_Exercise instructions_
Retype word for word the first line of the listing and each line after it up to the line with "from matplotlib.patches import", with the pictures taken out.

======== Given information ========

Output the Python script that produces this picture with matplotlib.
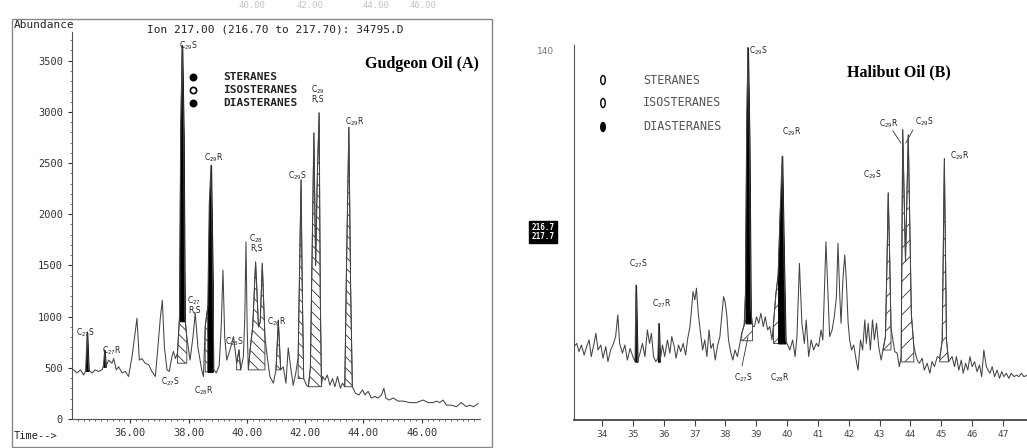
import numpy as np
import matplotlib.pyplot as plt
from matplotlib.lines import Line2D
from matplotlib.patches import Rectangle, Ellipse

# ---- Gudgeon oil (A), m/z 217 trace ----
a_time = [34.02, 34.06, 34.17, 34.29, 34.40, 34.47, 34.52, 34.57, 34.69, 34.80, 34.91, 35.03,
          35.08, 35.12, 35.16, 35.26, 35.37, 35.43, 35.52, 35.60, 35.72, 35.83, 35.94, 36.06,
          36.15, 36.23, 36.31, 36.40, 36.51, 36.63, 36.74, 36.86, 36.94, 37.03, 37.10, 37.17,
          37.26, 37.34, 37.43, 37.48, 37.55, 37.62, 37.69, 37.73, 37.78, 37.83, 37.87, 37.94,
          38.05, 38.15, 38.23, 38.32, 38.45, 38.51, 38.57, 38.66, 38.71, 38.77, 38.83, 38.87,
          38.95, 39.05, 39.12, 39.18, 39.24, 39.31, 39.42, 39.54, 39.65, 39.73, 39.79, 39.88,
          39.93, 39.97, 40.01, 40.05, 40.12, 40.20, 40.30, 40.40, 40.46, 40.53, 40.62, 40.70,
          40.79, 40.91, 41.00, 41.08, 41.16, 41.25, 41.34, 41.42, 41.50, 41.59, 41.68, 41.76,
          41.81, 41.86, 41.90, 41.95, 42.05, 42.11, 42.18, 42.25, 42.30, 42.36, 42.42, 42.48,
          42.52, 42.56, 42.60, 42.68, 42.76, 42.85, 42.94, 43.02, 43.11, 43.21, 43.28, 43.36,
          43.42, 43.50, 43.56, 43.62, 43.73, 43.85, 43.97, 44.05, 44.16, 44.27, 44.39, 44.50,
          44.62, 44.70, 44.77, 44.88, 45.02, 45.19, 45.36, 45.59, 45.82, 46.05, 46.22, 46.39,
          46.50, 46.62, 46.73, 46.85, 47.02, 47.19, 47.36, 47.53, 47.64, 47.78, 47.93]
a_abund = [480, 480, 450, 480, 430, 470, 850, 480, 450, 480, 465, 480,
           520, 675, 510, 575, 545, 590, 480, 510, 450, 465, 415, 610,
           805, 985, 575, 590, 545, 530, 465, 415, 675, 985, 1160, 705,
           480, 465, 610, 660, 590, 645, 1000, 2800, 3650, 2800, 1000, 800,
           575, 800, 1035, 700, 480, 415, 900, 1100, 2100, 2480, 1300, 480,
           450, 520, 900, 1455, 800, 575, 675, 805, 545, 675, 480, 610,
           1000, 1730, 900, 480, 700, 900, 1535, 900, 950, 1520, 800, 605,
           415, 350, 480, 965, 480, 510, 350, 695, 510, 330, 450, 600,
           1500, 2335, 1300, 395, 330, 315, 500, 1800, 2795, 1500, 2400, 2990,
           1200, 330, 415, 380, 430, 330, 395, 315, 415, 300, 350, 315,
           1500, 2850, 1300, 315, 250, 235, 285, 235, 270, 205, 220, 205,
           235, 300, 205, 185, 205, 175, 175, 160, 160, 185, 160, 160,
           175, 160, 185, 135, 135, 120, 160, 120, 135, 120, 150]

# ---- Halibut oil (B) trace ----
b_time = [33.09, 33.18, 33.25, 33.33, 33.42, 33.50, 33.58, 33.65, 33.74, 33.80, 33.87, 33.96,
          34.03, 34.12, 34.19, 34.28, 34.37, 34.44, 34.51, 34.57, 34.66, 34.74, 34.82, 34.91,
          35.00, 35.07, 35.10, 35.15, 35.23, 35.31, 35.39, 35.47, 35.54, 35.60, 35.67, 35.74,
          35.81, 35.84, 35.88, 35.96, 36.03, 36.12, 36.20, 36.26, 36.34, 36.40, 36.48, 36.55,
          36.63, 36.71, 36.77, 36.85, 36.90, 36.95, 37.01, 37.06, 37.12, 37.18, 37.26, 37.33,
          37.40, 37.47, 37.53, 37.60, 37.67, 37.74, 37.82, 37.89, 37.94, 37.99, 38.05, 38.10,
          38.18, 38.24, 38.31, 38.39, 38.47, 38.53, 38.61, 38.65, 38.69, 38.73, 38.78, 38.82,
          38.88, 38.94, 39.01, 39.08, 39.15, 39.23, 39.29, 39.37, 39.44, 39.51, 39.56, 39.64,
          39.71, 39.78, 39.84, 39.90, 39.95, 40.02, 40.09, 40.18, 40.26, 40.32, 40.40, 40.48,
          40.56, 40.62, 40.70, 40.78, 40.86, 40.95, 41.02, 41.10, 41.16, 41.22, 41.26, 41.32,
          41.38, 41.46, 41.53, 41.60, 41.65, 41.71, 41.75, 41.81, 41.87, 41.92, 41.98, 42.03,
          42.09, 42.16, 42.24, 42.30, 42.38, 42.45, 42.52, 42.57, 42.63, 42.70, 42.77, 42.83,
          42.90, 42.97, 43.05, 43.11, 43.19, 43.24, 43.28, 43.33, 43.37, 43.49, 43.57, 43.64,
          43.70, 43.75, 43.84, 43.93, 44.03, 44.11, 44.16, 44.22, 44.29, 44.38, 44.45, 44.54,
          44.63, 44.70, 44.78, 44.87, 44.95, 45.03, 45.10, 45.17, 45.24, 45.35, 45.43, 45.49,
          45.57, 45.65, 45.71, 45.79, 45.86, 45.93, 46.00, 46.08, 46.16, 46.24, 46.31, 46.38,
          46.46, 46.52, 46.58, 46.65, 46.73, 46.81, 46.89, 46.96, 47.03, 47.11, 47.19, 47.27,
          47.36, 47.44, 47.52, 47.60, 47.68, 47.79]
b_abund = [27.8, 29.0, 25.9, 28.4, 24.6, 27.8, 30.3, 24.0, 29.0, 32.8, 26.5, 28.4,
           23.4, 27.8, 22.1, 26.5, 29.0, 31.6, 39.8, 29.0, 25.3, 28.4, 22.7, 27.1,
           24.0, 22.1, 51.1, 22.1, 25.3, 29.0, 24.0, 34.1, 29.0, 32.8, 24.0, 22.1,
           23.4, 36.6, 22.1, 28.4, 24.0, 30.3, 25.3, 31.6, 27.8, 23.4, 28.4, 25.9,
           29.0, 24.6, 30.3, 35.4, 41.7, 48.6, 45.5, 49.9, 40.4, 34.1, 26.5, 30.3,
           24.0, 34.1, 27.1, 29.0, 22.7, 27.8, 31.6, 40.4, 46.7, 44.8, 39.1, 30.3,
           25.3, 22.7, 26.5, 24.0, 29.0, 32.8, 36.0, 48.0, 110.0, 141.0, 105.0, 42.0,
           35.4, 35.4, 39.1, 36.6, 40.4, 35.4, 39.1, 34.1, 35.4, 30.3, 36.6, 48.0,
           55.0, 80.0, 100.0, 60.0, 30.0, 28.4, 26.5, 30.3, 24.0, 31.6, 59.3, 36.6,
           29.0, 37.9, 24.0, 30.3, 26.5, 29.0, 27.8, 34.1, 30.3, 53.0, 67.5, 49.2,
           31.6, 34.1, 39.1, 46.7, 66.9, 46.7, 36.6, 53.0, 62.5, 53.0, 36.6, 30.3,
           26.5, 28.4, 22.7, 18.9, 30.3, 26.5, 37.9, 29.0, 36.6, 26.5, 37.9, 30.3,
           36.6, 27.8, 22.7, 26.5, 31.6, 60.0, 86.0, 60.0, 35.0, 25.9, 25.3, 20.2,
           24.0, 110.0, 60.0, 108.0, 40.0, 28.0, 25.3, 22.7, 21.5, 23.4, 18.9, 21.5,
           17.7, 22.1, 20.2, 24.0, 23.4, 30.0, 99.0, 30.0, 22.1, 24.0, 20.2, 24.0,
           18.9, 22.7, 17.7, 21.5, 18.9, 24.0, 20.2, 22.1, 18.3, 20.8, 16.4, 26.5,
           20.2, 18.9, 17.7, 20.2, 16.4, 18.9, 15.8, 18.3, 16.4, 17.7, 15.8, 17.7,
           16.4, 17.0, 16.4, 17.7, 16.4, 17.0]

# shaded peaks: (start, end, baseline, kind)
a_fills = [(37.62, 37.94, 545, "iso"), (38.57, 38.66, 460, "iso"), (39.65, 39.79, 480, "iso"),
           (40.05, 40.62, 480, "iso"), (41.00, 41.16, 480, "iso"), (41.76, 41.95, 395, "iso"),
           (42.11, 42.56, 315, "iso"), (43.36, 43.62, 315, "iso"),
           (34.47, 34.57, 470, "dia"), (35.08, 35.16, 510, "dia"),
           (37.69, 37.87, 955, "dia"), (38.66, 38.83, 460, "dia")]
b_fills = [(38.53, 38.88, 30.0, "iso"), (39.56, 39.78, 29.0, "iso"), (43.11, 43.37, 26.5, "iso"),
           (43.70, 44.11, 22.0, "iso"), (44.95, 45.24, 22.0, "iso"),
           (35.07, 35.15, 22.1, "dia"), (35.81, 35.88, 22.1, "dia"),
           (38.65, 38.82, 36.6, "dia"), (39.71, 39.95, 29.0, "dia")]

# handwritten peak names: (text, time, abundance)
a_names = [("C$_{29}$S", 37.99, 3644), ("C$_{29}$R", 38.88, 2550), ("C$_{28}$\nR,S", 40.32, 1720),
           ("C$_{29}$S", 41.72, 2374), ("C$_{29}$\nR,S", 42.44, 3175), ("C$_{29}$R", 43.71, 2902),
           ("C$_{27}$S", 34.46, 840), ("C$_{27}$R", 35.35, 664), ("C$_{27}$\nR,S", 38.19, 1114),
           ("C$_{28}$S", 39.56, 752), ("C$_{28}$R", 41.03, 948), ("C$_{27}$S", 37.37, 361),
           ("C$_{28}$R", 38.53, 274)]
b_names = [("C$_{29}$R", 40.16, 109), ("C$_{29}$S", 42.75, 93), ("C$_{29}$R", 43.30, 112),
           ("C$_{29}$S", 44.44, 113), ("C$_{29}$R", 45.60, 100), ("C$_{27}$S", 35.17, 59),
           ("C$_{27}$R", 35.94, 44), ("C$_{27}$S", 38.57, 16), ("C$_{28}$R", 39.77, 16)]

a_yticks = [0, 500, 1000, 1500, 2000, 2500, 3000, 3500]
a_xticks = [36, 38, 40, 42, 44, 46]
b_xticks = list(range(34, 48))
legend_names = ["STERANES", "ISOSTERANES", "DIASTERANES"]
# remains of the previous page's time axis, visible along the top edge
top_labels = ["40.00", "42.00", "44.00", "46.00"]

W, H = 1027, 448
plt.rcParams["hatch.linewidth"] = 0.6
MONO = "DejaVu Sans Mono"


def fx(x):
    return x / W


def fy(y):
    return 1 - y / H


def draw_trace(ax, t, v, fills, hatch):
    t = np.array(t)
    v = np.array(v)
    for start, end, base, kind in fills:
        mask = (t >= start - 1e-6) & (t <= end + 1e-6)
        if kind == "iso":
            ax.fill_between(t, v, base, where=mask, facecolor="white", edgecolor="#333",
                            hatch=hatch, linewidth=0.6, zorder=2)
    for start, end, base, kind in fills:
        mask = (t >= start - 1e-6) & (t <= end + 1e-6)
        if kind == "dia":
            ax.fill_between(t, v, base, where=mask, facecolor="black", edgecolor="black",
                            linewidth=0.8, zorder=3)
    ax.plot(t, v, color="#444", lw=0.75, zorder=4)


fig = plt.figure(figsize=(W / 100, H / 100), dpi=100)

# ---------------- panel A ----------------
axA = fig.add_axes([fx(72), fy(419), 408 / W, 387 / H])
draw_trace(axA, a_time, a_abund, a_fills, "\\\\\\")
axA.set_xlim(34.0, 48.0)
axA.set_ylim(0, 3780)
for s in ["top", "right"]:
    axA.spines[s].set_visible(False)
axA.spines["left"].set_color("#555")
axA.spines["bottom"].set_color("#555")
axA.set_yticks(a_yticks)
axA.set_yticks(np.arange(0, 3800, 100), minor=True)
axA.set_xticks(a_xticks)
axA.set_xticks(np.arange(34.2, 48.0, 0.2), minor=True)
axA.set_xticklabels([f"{x:.2f}" for x in a_xticks])
axA.tick_params(labelsize=7.5, colors="#333", length=3, width=0.8)
axA.tick_params(which="minor", length=1.5, width=0.6, colors="#555")
for lab in axA.get_xticklabels() + axA.get_yticklabels():
    lab.set_fontfamily(MONO)
for txt, t, v in a_names:
    axA.text(t, v, txt, fontsize=5.5, ha="center", va="center", color="#222",
             linespacing=0.9, zorder=5)

fig.add_artist(Rectangle((fx(12), fy(447)), 480 / W, 428 / H, transform=fig.transFigure,
                         fill=False, ec="#888", lw=1.0))
fig.text(fx(14), fy(25), "Abundance", family=MONO, fontsize=8, color="#222", va="center")
fig.text(fx(147), fy(29), "Ion 217.00 (216.70 to 217.70): 34795.D", family=MONO,
         fontsize=8, color="#222", va="center")
fig.text(fx(14), fy(436), "Time-->", family=MONO, fontsize=7.5, color="#222", va="center")
for xp, lab in zip([252, 310, 376, 423], top_labels):
    fig.text(fx(xp), fy(6), lab, family=MONO, fontsize=6.5, color="#c4c4c4",
             ha="center", va="center")
fig.text(fx(365), fy(64), "Gudgeon Oil (A)", family="Liberation Serif", weight="bold",
         fontsize=11.5, va="center")

for i, name in enumerate(legend_names):
    y = [77, 90, 103][i]
    face = "white" if name == "ISOSTERANES" else "black"
    fig.add_artist(Line2D([fx(193)], [fy(y)], marker="o", markersize=4.5, mfc=face,
                          mec="black", mew=1.2, transform=fig.transFigure))
    fig.text(fx(223), fy(y), name, family=MONO, fontsize=8, weight="bold",
             color="#222", va="center")

# ---------------- panel B ----------------
axB = fig.add_axes([fx(574), fy(420), 453 / W, 375 / H])
draw_trace(axB, b_time, b_abund, b_fills, "//")
axB.set_xlim(33.09, 47.78)
axB.set_ylim(0, 142)
for s in ["top", "right"]:
    axB.spines[s].set_visible(False)
axB.spines["left"].set_color("#555")
axB.spines["bottom"].set_color("#444")
axB.spines["bottom"].set_linewidth(1.3)
axB.set_xticks(b_xticks)
axB.set_yticks([140])
axB.tick_params(axis="x", labelsize=6.5, colors="#444", length=4, width=0.8)
axB.tick_params(axis="y", labelsize=6.5, colors="#777", length=0, pad=14)
for txt, t, v in b_names:
    axB.text(t, v, txt, fontsize=5.5, ha="center", va="center", color="#222", zorder=5)
axB.text(38.76, 140, "C$_{29}$S", fontsize=5.5, ha="left", va="center", color="#222")
axB.plot([38.54, 38.73], [20.5, 31.4], color="#333", lw=0.6)
axB.plot([43.43, 43.69], [109.5, 104.9], color="#333", lw=0.6)
axB.plot([44.08, 43.85], [109.8, 104.9], color="#333", lw=0.6)

fig.text(fx(847), fy(72), "Halibut Oil (B)", family="Liberation Serif", weight="bold",
         fontsize=11.5, va="center")
fig.text(fx(543), fy(232), "216.7\n217.7", family=MONO, fontsize=5.5, weight="bold",
         color="white", ha="center", va="center", linespacing=0.9,
         bbox=dict(facecolor="black", edgecolor="black", pad=1.5))

for i, name in enumerate(legend_names):
    y = [80, 103, 127][i]
    face = "black" if name == "DIASTERANES" else "white"
    fig.add_artist(Ellipse((fx(603), fy(y)), 4.5 / W, 9 / H, transform=fig.transFigure,
                           fc=face, ec="black", lw=1.0))
    fig.text(fx(643), fy(y), name, family=MONO, fontsize=8.5, color="#555", va="center")

fig.savefig("out.png", dpi=100)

========

_Answer to this task_
Output the Python script that produces this picture with matplotlib.
import numpy as np
import matplotlib.pyplot as plt
from matplotlib.lines import Line2D
from matplotlib.patches import Rectangle, Ellipse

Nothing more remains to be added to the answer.